Required task: Reproduce the lines of the material exactly, excluding every image.

Data block:
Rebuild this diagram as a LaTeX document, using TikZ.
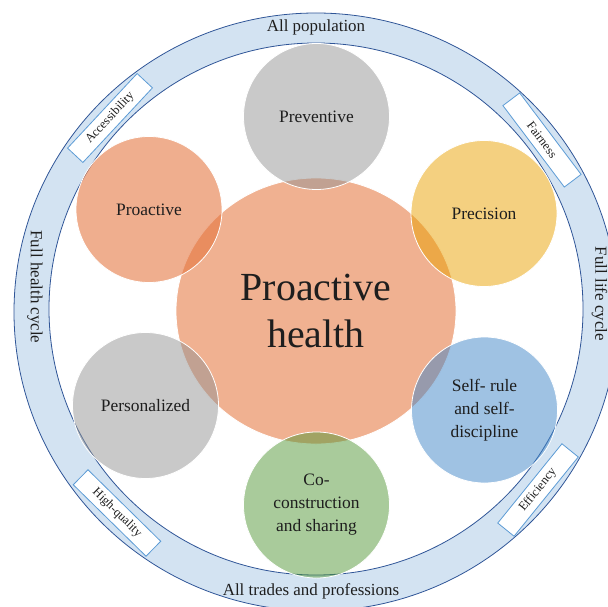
\documentclass[tikz,border=0pt]{standalone}
\usepackage{fontspec}
\setmainfont{Liberation Serif}
\usetikzlibrary{shapes.geometric}
\definecolor{ringfill}{RGB}{211,227,242}
\definecolor{ringline}{RGB}{47,85,151}
\definecolor{boxline}{RGB}{91,155,213}
\definecolor{csalmonfull}{RGB}{240,177,145}
\definecolor{csalmon}{RGB}{228,115,60}
\definecolor{cgray}{RGB}{147,147,147}
\definecolor{cyellow}{RGB}{233,161,1}
\definecolor{cblue}{RGB}{63,133,199}
\definecolor{cgreen}{RGB}{83,151,55}
\definecolor{txt}{RGB}{30,30,30}
\begin{document}
\begin{tikzpicture}[x=1bp,y=-1bp,
  petal/.style={circle, minimum size=146bp, inner sep=0pt, fill opacity=0.5,
    text opacity=1, draw=white, line width=0.8pt, text=txt, align=center,
    font=\fontsize{17.5}{23}\selectfont},
  tagbox/.style={draw=boxline, fill=white, line width=0.8pt, minimum width=102bp,
    minimum height=21bp, inner sep=0pt, text=txt, font=\fontsize{12.5}{14}\selectfont},
  ringtext/.style={text=txt, font=\fontsize{17}{20}\selectfont, inner sep=0pt}]
\useasboundingbox (0,0) rectangle (608,607);
\clip (0,0) rectangle (608,607);
% ring
\fill[ringfill, even odd rule] (316,312) ellipse [x radius=302, y radius=299]
  (316,309) ellipse [x radius=267, y radius=266];
\draw[ringline, line width=0.8pt] (316,312) ellipse [x radius=302, y radius=299];
\draw[ringline, line width=0.8pt] (316,309) ellipse [x radius=267, y radius=266];
% central
\node[ellipse, minimum width=280bp, minimum height=266bp, inner sep=0pt,
  fill=csalmonfull, draw=white, line width=0.8pt, text=txt, align=center,
  font=\fontsize{40}{48}\selectfont] (core) at (316,311) {Proactive\\health};
% petals
\node[petal, fill=cgray] (prev) at (316.5,116.5) {Preventive};
\node[petal, fill=csalmon, fill opacity=0.58] (proa) at (149,209.5) {Proactive};
\node[petal, fill=cyellow] (prec) at (484,213.5) {Precision};
\node[petal, fill=cgray] (pers) at (145.5,405.5) {Personalized};
\node[petal, fill=cblue] (self) at (484.5,410) {Self- rule\\and self-\\discipline};
\node[petal, fill=cgreen] (coco) at (316.5,505) {Co-\\construction\\and sharing};
% ring texts
\node[ringtext] (allpop) at (316,27) {All population};
\node[ringtext] (alltrades) at (311,591) {All trades and professions};
\node[ringtext, rotate=-90] (fhc) at (35,287) {Full health cycle};
\node[ringtext, rotate=-90] (flc) at (599.5,294) {Full life cycle};
% tags
\node[tagbox, rotate=47] (acc) at (110,118) {Accessibility};
\node[tagbox, rotate=-53] (fair) at (542,140) {Fairness};
\node[tagbox, rotate=-44.5] (hq) at (117,513) {High-quality};
\node[tagbox, rotate=51] (eff) at (538,490) {Efficiency};
\end{tikzpicture}
\end{document}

Answer to this exercise:
Rebuild this diagram as a LaTeX document, using TikZ.
\documentclass[tikz,border=0pt]{standalone}
\usepackage{fontspec}
\setmainfont{Liberation Serif}
\usetikzlibrary{shapes.geometric}
\definecolor{ringfill}{RGB}{211,227,242}
\definecolor{ringline}{RGB}{47,85,151}
\definecolor{boxline}{RGB}{91,155,213}
\definecolor{csalmonfull}{RGB}{240,177,145}
\definecolor{csalmon}{RGB}{228,115,60}
\definecolor{cgray}{RGB}{147,147,147}
\definecolor{cyellow}{RGB}{233,161,1}
\definecolor{cblue}{RGB}{63,133,199}
\definecolor{cgreen}{RGB}{83,151,55}
\definecolor{txt}{RGB}{30,30,30}
\begin{document}
\begin{tikzpicture}[x=1bp,y=-1bp,
  petal/.style={circle, minimum size=146bp, inner sep=0pt, fill opacity=0.5,
    text opacity=1, draw=white, line width=0.8pt, text=txt, align=center,
    font=\fontsize{17.5}{23}\selectfont},
  tagbox/.style={draw=boxline, fill=white, line width=0.8pt, minimum width=102bp,
    minimum height=21bp, inner sep=0pt, text=txt, font=\fontsize{12.5}{14}\selectfont},
  ringtext/.style={text=txt, font=\fontsize{17}{20}\selectfont, inner sep=0pt}]
\useasboundingbox (0,0) rectangle (608,607);
\clip (0,0) rectangle (608,607);
% ring
\fill[ringfill, even odd rule] (316,312) ellipse [x radius=302, y radius=299]
  (316,309) ellipse [x radius=267, y radius=266];
\draw[ringline, line width=0.8pt] (316,312) ellipse [x radius=302, y radius=299];
\draw[ringline, line width=0.8pt] (316,309) ellipse [x radius=267, y radius=266];
% central
\node[ellipse, minimum width=280bp, minimum height=266bp, inner sep=0pt,
  fill=csalmonfull, draw=white, line width=0.8pt, text=txt, align=center,
  font=\fontsize{40}{48}\selectfont] (core) at (316,311) {Proactive\\health};
% petals
\node[petal, fill=cgray] (prev) at (316.5,116.5) {Preventive};
\node[petal, fill=csalmon, fill opacity=0.58] (proa) at (149,209.5) {Proactive};
\node[petal, fill=cyellow] (prec) at (484,213.5) {Precision};
\node[petal, fill=cgray] (pers) at (145.5,405.5) {Personalized};
\node[petal, fill=cblue] (self) at (484.5,410) {Self- rule\\and self-\\discipline};
\node[petal, fill=cgreen] (coco) at (316.5,505) {Co-\\construction\\and sharing};
% ring texts
\node[ringtext] (allpop) at (316,27) {All population};
\node[ringtext] (alltrades) at (311,591) {All trades and professions};
\node[ringtext, rotate=-90] (fhc) at (35,287) {Full health cycle};
\node[ringtext, rotate=-90] (flc) at (599.5,294) {Full life cycle};
% tags
\node[tagbox, rotate=47] (acc) at (110,118) {Accessibility};
\node[tagbox, rotate=-53] (fair) at (542,140) {Fairness};
\node[tagbox, rotate=-44.5] (hq) at (117,513) {High-quality};
\node[tagbox, rotate=51] (eff) at (538,490) {Efficiency};
\end{tikzpicture}
\end{document}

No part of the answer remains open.